Pasteurella Multocida Infection

Pasteurella multocida or P. multocida is a bacteria that can cause infection. Healthy dogs and cats carry these bacteria in their mouths. This kind of infection is usually caused by an animal bite. It can also occur after a dog or cat licks a person's skin that is damaged by a cut or scratch. When people are infected, a bad skin infection usually results. The infection can then spread into bones and tendons. Rarely, the infection can spread to your blood. If this happens, you can develop a heart infection (endocarditis). The bacteria can also cause an infection on the surface of the brain (meningitis).


Contact with an animal is usually the cause of this infection. Cats, dogs, poultry (chicken, turkey), and livestock (cow, horse, sheep) can all carry the bacteria. The bacteria may spread to a person through biting, scratching, or licking an open sore. Sometimes, the cause is unknown.


Symptoms usually start within 24 hours after contact with an animal. Symptoms may include:

  • Pain, redness, warmth, and swelling around the bite.

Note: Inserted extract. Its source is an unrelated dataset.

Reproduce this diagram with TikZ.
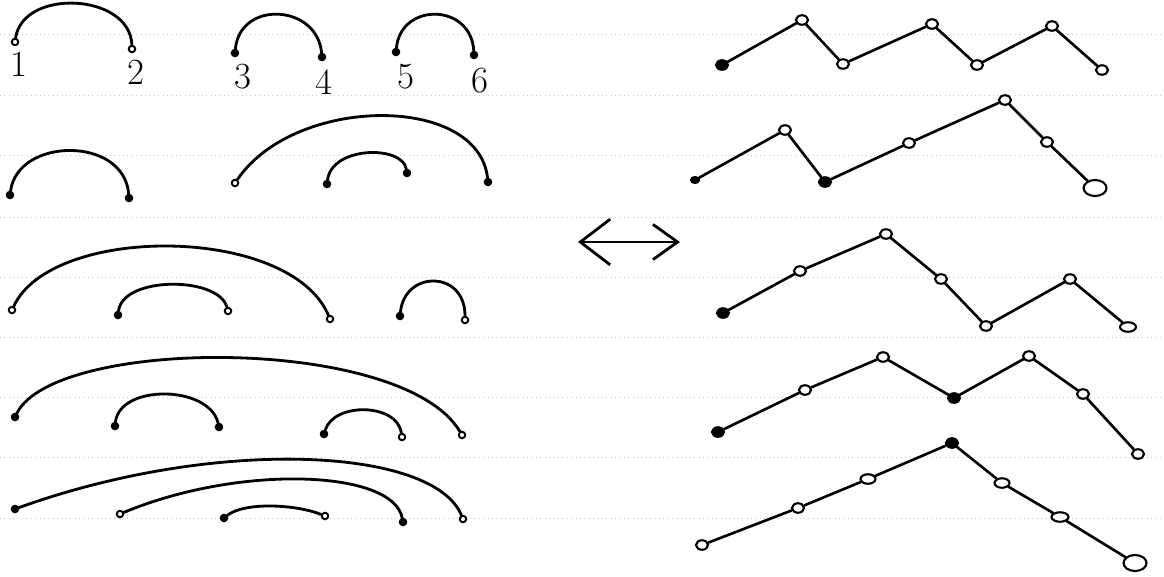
\documentclass[tikz,border=0pt]{standalone}
\usepackage{tikz}
\usetikzlibrary{arrows.meta, shapes.geometric}

\begin{document}
\begin{tikzpicture}[
    x=0.2mm, y=-0.2mm,
    dot/.style={circle, draw, line width=1.1pt, inner sep=0pt, minimum size=1.3mm},
    blob/.style={dot, fill},
    vtx/.style={ellipse, draw, line width=1.2pt, inner sep=0pt, minimum width=2.4mm, minimum height=1.9mm},
    vtxfill/.style={vtx, fill},
    bigvtx/.style={vtx, minimum width=4.6mm, minimum height=3.2mm},
    num/.style={font=\fontsize{21}{24}\selectfont},
    link/.style={line width=1.6pt, line cap=round},
    walk/.style={line width=1.5pt, line cap=round, line join=round},
    biarrow/.style={{Straight Barb[length=17pt, width=26pt]}-{Straight Barb[length=14pt, width=20pt]}, line width=1.6pt},
    ruling/.style={gray!45, dotted, line width=0.5pt},
]
    \useasboundingbox (0,0) rectangle (1164,576);

    % Paper lines
    \draw[ruling] (0,34) -- (1164,34) (0,95) -- (1164,95) (0,155) -- (1164,155)
        (0,217) -- (1164,217) (0,277) -- (1164,277) (0,337) -- (1164,337)
        (0,397) -- (1164,397) (0,457) -- (1164,457) (0,518) -- (1164,518);

    % Row 1: (12)(34)(56)
    \node[dot] (m1a) at (15,42) {};
    \node[dot] (m1b) at (132,49) {};
    \node[blob] (m1c) at (235,53) {};
    \node[blob] (m1d) at (322,57) {};
    \node[blob] (m1e) at (396,52) {};
    \node[blob] (m1f) at (474,55) {};
    \node[num] (n1) at (19,64) {1};
    \node[num] (n2) at (136,72) {2};
    \node[num] (n3) at (243,77) {3};
    \node[num] (n4) at (324,82) {4};
    \node[num] (n5) at (406,77) {5};
    \node[num] (n6) at (480,81) {6};
    \draw[link] (m1a) .. controls +(8,-54) and +(-2,-56) .. (m1b);
    \draw[link] (m1c) .. controls +(5,-53) and +(-5,-53) .. (m1d);
    \draw[link] (m1e) .. controls +(5,-50) and +(-3,-52) .. (m1f);

    % Row 2: (12)(3(45)6)
    \node[blob] (m2a) at (10,195) {};
    \node[blob] (m2b) at (129,198) {};
    \node[dot] (m2c) at (235,183) {};
    \node[blob] (m2d) at (327,184) {};
    \node[blob] (m2e) at (407,173) {};
    \node[blob] (m2f) at (488,182) {};
    \draw[link] (m2a) .. controls +(8,-58) and +(-5,-62) .. (m2b);
    \draw[link] (m2c) .. controls +(60,-88) and +(-10,-88) .. (m2f);
    \draw[link] (m2d) .. controls +(5,-38) and +(-5,-28) .. (m2e);

    % Row 3: (1(23)4)(56)
    \node[dot] (m3a) at (12,310) {};
    \node[blob] (m3b) at (118,315) {};
    \node[dot] (m3c) at (228,311) {};
    \node[dot] (m3d) at (330,319) {};
    \node[blob] (m3e) at (400,316) {};
    \node[dot] (m3f) at (465,320) {};
    \draw[link] (m3a) .. controls +(40,-86) and +(-40,-94) .. (m3d);
    \draw[link] (m3b) .. controls +(5,-39) and +(-10,-35) .. (m3c);
    \draw[link] (m3e) .. controls +(5,-46) and +(0,-50) .. (m3f);

    % Row 4: (1(23)(45)6)
    \node[blob] (m4a) at (15,417) {};
    \node[blob] (m4b) at (115,426) {};
    \node[blob] (m4c) at (219,427) {};
    \node[blob] (m4d) at (324,434) {};
    \node[dot] (m4e) at (402,437) {};
    \node[dot] (m4f) at (462,435) {};
    \draw[link] (m4a) .. controls +(40,-80) and +(-60,-100) .. (m4f);
    \draw[link] (m4b) .. controls +(5,-42) and +(-10,-42) .. (m4c);
    \draw[link] (m4d) .. controls +(10,-32) and +(-5,-34) .. (m4e);

    % Row 5: (1(2(34)5)6)
    \node[blob] (m5a) at (15,509) {};
    \node[dot] (m5b) at (120,514) {};
    \node[blob] (m5c) at (224,518) {};
    \node[dot] (m5d) at (325,516) {};
    \node[blob] (m5e) at (403,522) {};
    \node[dot] (m5f) at (463,519) {};
    \draw[link] (m5a) .. controls +(200,-72) and +(-30,-72) .. (m5f);
    \draw[link] (m5b) .. controls +(120,-50) and +(-10,-52) .. (m5e);
    \draw[link] (m5c) .. controls +(20,-16) and +(-30,-12) .. (m5d);

    % Bijection arrow
    \coordinate (lft) at (578,242);
    \coordinate (rgt) at (680,242);
    \draw[biarrow] (lft) -- (rgt);

    % Dyck paths
    \node[vtxfill] (p1a) at (722,65) {};
    \node[vtx] (p1b) at (802,20) {};
    \node[vtx] (p1c) at (843,64) {};
    \node[vtx] (p1d) at (932,24) {};
    \node[vtx] (p1e) at (977,65) {};
    \node[vtx] (p1f) at (1052,26) {};
    \node[vtx] (p1g) at (1102,70) {};
    \draw[walk] (p1a) -- (p1b) -- (p1c) -- (p1d) -- (p1e) -- (p1f) -- (p1g);

    \node[vtxfill, minimum width=1.6mm, minimum height=1.2mm] (p2a) at (695,180) {};
    \node[vtx] (p2b) at (785,130) {};
    \node[vtxfill] (p2c) at (825,182) {};
    \node[vtx] (p2d) at (909,143) {};
    \node[vtx] (p2e) at (1005,100) {};
    \node[vtx] (p2f) at (1047,142) {};
    \node[bigvtx] (p2g) at (1095,188) {};
    \draw[walk] (p2a) -- (p2b) -- (p2c) -- (p2d) -- (p2e) -- (p2f) -- (p2g);

    \node[vtxfill] (p3a) at (723,313) {};
    \node[vtx] (p3b) at (800,271) {};
    \node[vtx] (p3c) at (886,234) {};
    \node[vtx] (p3d) at (941,279) {};
    \node[vtx] (p3e) at (986,326) {};
    \node[vtx] (p3f) at (1070,279) {};
    \node[vtx, minimum width=3.2mm] (p3g) at (1128,327) {};
    \draw[walk] (p3a) -- (p3b) -- (p3c) -- (p3d) -- (p3e) -- (p3f) -- (p3g);

    \node[vtxfill] (p4a) at (718,432) {};
    \node[vtx] (p4b) at (805,390) {};
    \node[vtx] (p4c) at (883,357) {};
    \node[vtxfill] (p4d) at (954,398) {};
    \node[vtx] (p4e) at (1029,356) {};
    \node[vtx] (p4f) at (1083,394) {};
    \node[vtx] (p4g) at (1138,454) {};
    \draw[walk] (p4a) -- (p4b) -- (p4c) -- (p4d) -- (p4e) -- (p4f) -- (p4g);

    \node[vtx] (p5a) at (702,545) {};
    \node[vtx] (p5b) at (798,508) {};
    \node[vtx, minimum width=3mm] (p5c) at (868,479) {};
    \node[vtxfill] (p5d) at (952,443) {};
    \node[vtx, minimum width=3mm] (p5e) at (1002,483) {};
    \node[vtx, minimum width=3.4mm] (p5f) at (1060,517) {};
    \node[bigvtx] (p5g) at (1135,563) {};
    \draw[walk] (p5a) -- (p5b) -- (p5c) -- (p5d) -- (p5e) -- (p5f) -- (p5g);
\end{tikzpicture}
\end{document}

  • Fluid leaking from the bite area.

  • Fever.

  • Joint pain. This can make it hard for you to move.

  • Bone pain.


To decide if you have a P. multocida infection, your caregiver will probably:

  • Ask about any recent contact you have had with animals.

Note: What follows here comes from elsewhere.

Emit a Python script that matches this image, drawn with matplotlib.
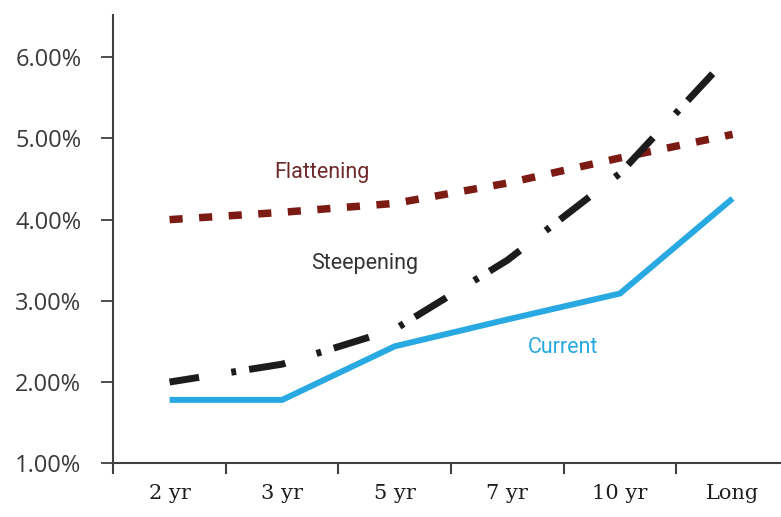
import numpy as np
import matplotlib
matplotlib.use("Agg")
import matplotlib.pyplot as plt
from matplotlib.ticker import FixedLocator, FuncFormatter

# dados
maturidades = ['2 yr', '3 yr', '5 yr', '7 yr', '10 yr', 'Long']
current = [1.78, 1.78, 2.44, 2.77, 3.09, 4.26]
flattening = [4.00, 4.09, 4.20, 4.45, 4.76, 5.05]
steepening = [2.00, 2.22, 2.65, 3.50, 4.57, 6.06]

cor_current = '#29a9e1'
cor_flat = '#7c1a14'
cor_steep = '#1c1c1c'
cor_eixo = '#404040'

x = np.arange(len(maturidades))

fig = plt.figure(figsize=(7.81, 5.17), dpi=100)
ax = fig.add_axes([0.145, 0.104, 0.855, 0.867])

ax.plot(x, flattening, color=cor_flat, linewidth=5.4,
        linestyle=(0, (1.75, 2.2)), dash_capstyle='butt')
ax.plot(x, steepening, color=cor_steep, linewidth=5.0,
        linestyle=(1.0, (5.3, 4.7, 0.7, 1.9)), dash_capstyle='butt')
ax.plot(x, current, color=cor_current, linewidth=4.3, solid_capstyle='butt',
        solid_joinstyle='miter')

# rotulos das series
ax.text(1.35, 4.58, 'Flattening', color='#6e2a2a', fontsize=15.5, family='Roboto',
        ha='center', va='center')
ax.text(1.73, 3.46, 'Steepening', color='#333333', fontsize=15.5, family='Roboto',
        ha='center', va='center')
ax.text(3.49, 2.43, 'Current', color=cor_current, fontsize=15.5, family='Roboto',
        ha='center', va='center')

ax.set_xlim(-0.5, 5.43)
ax.set_ylim(1.0, 6.52)

ax.yaxis.set_major_locator(FixedLocator([1, 2, 3, 4, 5, 6]))
ax.yaxis.set_major_formatter(FuncFormatter(lambda v, p: '{:.2f}%'.format(v)))
ax.set_xticks(x)
ax.set_xticklabels(maturidades)
ax.xaxis.set_minor_locator(FixedLocator(list(x - 0.5)))

ax.tick_params(axis='x', which='major', length=0, pad=15, labelsize=15,
               labelcolor='#1e1e1e')
ax.tick_params(axis='x', which='minor', length=8, width=1.5, color=cor_eixo,
               direction='out')
ax.tick_params(axis='y', length=9, width=1.3, color=cor_eixo, pad=14,
               labelsize=17, labelcolor='#3a3a3a')
for lab in ax.get_xticklabels():
    lab.set_family('DejaVu Serif')
for lab in ax.get_yticklabels():
    lab.set_family('Open Sans')

for s in ['top', 'right']:
    ax.spines[s].set_visible(False)
for s in ['left', 'bottom']:
    ax.spines[s].set_color(cor_eixo)
    ax.spines[s].set_linewidth(1.5)

fig.savefig('out.png', dpi=100)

  • Check for signs of infection. This could include:

  • Taking a sample of fluid leaking from your wound.

  • Taking a sample of fluid from a joint.

  • Doing blood tests.

  • Doing imaging tests. This may include CT scans or an MRI scan. These scans can show if there is an infection in your tendons, joints, or bones.


  • For a simple skin and soft tissue infection, you may need to take antibiotic medicines for 7 to 10 days. For a worse infection, antibiotics may need to be given for 2 to 6 weeks.

  • Some infections need to be treated in the hospital. You will be given antibiotics through an intravenous line (IV). A needle will be put in your hand or arm. The medicine will flow directly into your body through the IV. Initial hospital care is often needed for deep wounds or infections that have spread to the bone, joint, or blood.


  • Take your antibiotics as directed. Finish them even if you start to feel better.

  • Rest at home until your caregiver says it is okay to go back to your normal activities.

  • Keep all follow-up appointments as directed. This is how your caregiver can make sure your treatment is working.

You may need a tetanus shot if:

  • You cannot remember when you had your last tetanus shot.

  • You have never had a tetanus shot.

  • The injury broke your skin.

If you get a tetanus shot, your arm may swell, get red, and feel warm to the touch. This is common and not a problem. If you need a tetanus shot and you choose not to have one, there is a rare chance of getting tetanus. Sickness from tetanus can be serious.


  • Your pain from the wound gets worse.

  • You develop redness, warmth, or swelling around the wound.

  • You see fluid or pus leaking from the wound.

  • You have trouble moving the infected area or develop swelling of a joint.

  • You develop a bad headache or a stiff neck.

  • You have chest pain.

  • You have trouble breathing.

  • You have a fever.

  • You develop side effects from your medicines.


  • Understand these instructions.

  • Will watch your condition.

  • Will get help right away if you are not doing well or get worse.